Charlie is a big guy with some miles on him. Rough around the edges. I can see Thomas Jane, or maybe Ray Stevenson.
Then there’s Marcie. I see somebody like Amy Acker. Somebody who does charmingly unhinged well. Marcie is Charlie’s girlfriend who he meets when he needs her to identify the aforementioned Rollo Kramer’s headless body because she was the guy’s ex-wife. Seems he has a tattoo on his ass that she knows better than she’d like. She’s a taxidermist and keeps a stuffed bear in her house that ends up taking a few too many bullets. She takes to Charlie’s profession like a fish to water and helps him with a body or two.

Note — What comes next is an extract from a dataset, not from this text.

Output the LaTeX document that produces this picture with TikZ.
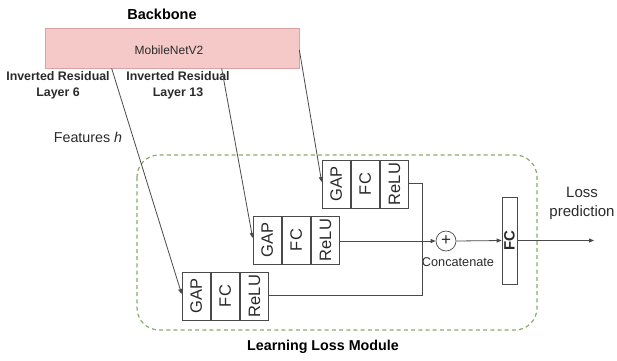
\documentclass[tikz,border=0pt]{standalone}
\usepackage{fontspec}
\setmainfont{Liberation Sans}
\usetikzlibrary{arrows.meta,calc}
\definecolor{pinkfill}{HTML}{F6C9C9}
\definecolor{pinkline}{HTML}{D9A3A3}
\definecolor{modgreen}{HTML}{8AAA68}
\definecolor{ink}{HTML}{2A2A2A}
\definecolor{edge}{HTML}{4A4A4A}
\tikzset{
  fs/.style={font=\fontsize{#1}{#1}\selectfont},
  cell/.style={draw=edge, line width=0.7pt, minimum width=28.4pt, minimum height=48pt,
    inner sep=0pt, text=ink, fs=16.5},
  conn/.style={draw=edge, line width=0.8pt},
  arr/.style={conn, -{Triangle[length=5pt,width=4pt]}},
  lbl/.style={text=ink, inner sep=0pt, align=center},
}
\newcommand{\vtxt}[1]{\rotatebox{90}{#1}}
\begin{document}
\begin{tikzpicture}[x=1pt,y=-1pt]
\useasboundingbox (0,0) rectangle (617,360);

% backbone
\node[lbl, fs=14.5, text=black] (bbtitle) at (162,14) {\textbf{Backbone}};
\node[draw=pinkline, fill=pinkfill, line width=0.7pt, minimum width=254pt, minimum height=40pt,
      inner sep=0pt] (bb) at (172,48) {};
\node[lbl, fs=12] (mnet) at (169,50) {MobileNetV2};
\node[lbl, fs=12.4] (l6) at (58,85.5) {\textbf{Inverted Residual}\\[4pt]\textbf{Layer 6}};
\node[lbl, fs=12.4] (l13) at (178,85.5) {\textbf{Inverted Residual}\\[4pt]\textbf{Layer 13}};
\node[lbl, fs=14.3] (feat) at (88,137) {Features \textit{h}};

% learning loss module frame
\draw[modgreen, line width=1.2pt, dash pattern=on 4pt off 3.2pt, rounded corners=22pt]
  (137,155) rectangle (537,330);
\node[lbl, fs=14.3, text=black] (llm) at (323,347) {\textbf{Learning Loss Module}};

% branch heads: GAP / FC / ReLU
\node[cell] (g1) at (336.2,184) {\vtxt{GAP}};
\node[cell, anchor=west] (f1) at (g1.east) {\vtxt{FC}};
\node[cell, anchor=west] (r1) at (f1.east) {\vtxt{ReLU}};

\node[cell] (g2) at (267.2,240) {\vtxt{GAP}};
\node[cell, anchor=west] (f2) at (g2.east) {\vtxt{FC}};
\node[cell, anchor=west] (r2) at (f2.east) {\vtxt{ReLU}};

\node[cell] (g3) at (196.2,296) {\vtxt{GAP}};
\node[cell, anchor=west] (f3) at (g3.east) {\vtxt{FC}};
\node[cell, anchor=west] (r3) at (f3.east) {\vtxt{ReLU}};

% concatenation and final layer
\node[draw=edge, line width=0.7pt, circle, minimum size=20pt, inner sep=0pt, text=ink, fs=17]
  (cat) at (446,241) {+};
\node[lbl, fs=12.7] (catlbl) at (458,262) {Concatenate};
\node[draw=edge, line width=0.7pt, minimum width=15pt, minimum height=87pt, inner sep=0pt,
      text=ink, fs=15] (fc) at (509.5,240.5) {\vtxt{\textbf{FC}}};
\node[lbl, fs=15] (loss) at (582,203.5) {Loss\\[4pt]prediction};
\coordinate (out) at (594,240.5);

% feature taps from the backbone
\draw[arr] ($(bb.south west)+(67,0)$) -- ([yshift=2pt]g3.west);
\draw[arr] ($(bb.south west)+(177,0)$) -- ([yshift=2pt]g2.west);
\draw[arr] ([yshift=-2pt]bb.east) -- ([yshift=2pt]g1.west);

% merge into concatenation
\draw[conn] ([yshift=1pt]r1.east) -- ++(13,0) |- ([yshift=1pt]r3.east);
\draw[arr] ([yshift=-1pt]r2.east) -- (cat.west);
\draw[arr] (cat.east) -- (fc.west);
\draw[arr] (fc.east) -- (out);
\end{tikzpicture}
\end{document}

Beggar Johnson is the guy putting the squeeze on Charlie’s boss. Tall, slick, looks like he owns the place. I see a 1990’s George Clooney in the role.
And finally Stan, Charlie’s boss, who’s an old, crotchety psychopath who may or may not be in the throes of dementia. Guys like this I always see Wilford Brimley. I don’t think he’s a Wilford Brimley sort, but I just like saying Wilford Brimley.
So, yeah, GUN MONKEYS by Victor Gischler. You should read it.